= Social Security Tribunal of Canada =

Canadian tribunal

Social Security Tribunal of Canada (formerly Canada Pension Plan / Old Age Security Review Tribunals) is a Canadian independent body that is mandated to hear quasi-judicial issues regarding the Canada Pension Plan (CPP), Old Age Security (OAS), and the Employment Insurance Act (EI).

== Role ==
The body is an independent quasi-judicial board that is mandated to hear appeals of decisions made in regards to CPP, OAS, and EI by Employment and Social Development Canada (ESDC), Service Canada and the Canada Employment Insurance Commission.

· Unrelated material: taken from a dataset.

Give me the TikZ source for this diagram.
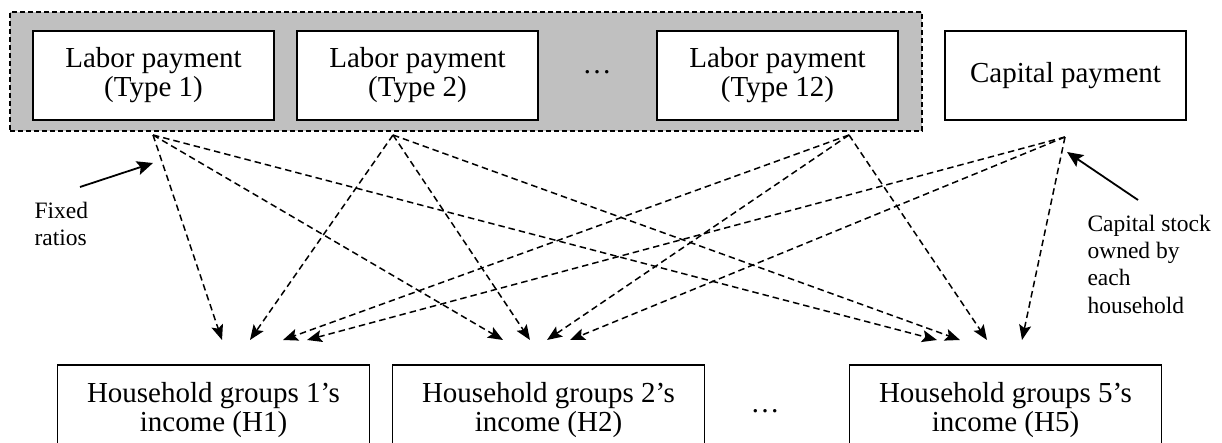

Decisions are made by a single maker called a "tribunal member." The tribunal is made up of a general division and appeal division.

==History==

=== Employment Insurance Board of Referees ===
The Employment Insurance Board of Referees was made up of around 1,000 part-time members and 32 umpires. Decisions were made by a three-person panel, with appeals to one of the umpires.

=== Office of the Commissioner of Review Tribunals ===
The Office of the Commissioner of Review Tribunals (OCRT) was responsible for the administration of the Review Tribunal level of appeal under the Canada Pension Plan starting in December 1991. In 1995, Review Tribunals were entrusted with final appeals under the Old Age Security Act.

Each appeal was heard by three members chosen by the Commissioner of Review Tribunals from a panel appointed by the Governor-in-Council. A review tribunal was chaired by a lawyer and where a disability benefit was at issue, one panel member had to be a member of a prescribed health profession.

=== Social Security Tribunal of Canada ===
In May 2012, the Government of Canada under Stephen Harper announced that the government would replace the review tribunal with a newly formed Social Security Tribunal of Canada, which would be made up of 74 members. The change was implemented in April 2013. The new body was tasked with hearing all appeals of CPP, OAS, and EI decisions. The tribunal was to be made up of 34 adjudicators located across the country. The government said it would bring taxpayers $25 million a year in savings by consolidating the appeals process.

In May 2013, after the tribunal was filled, it was reported that at least half of the 46 full-time members of the tribunal had ties to the Conservative Party of Canada. In September 2014, a 50-member "spike unit" was set up to help with a backlog of appeals involving EI and other decisions. The unit was intended to last until March 2015. By January 2016, the spike unit had still not disbanded.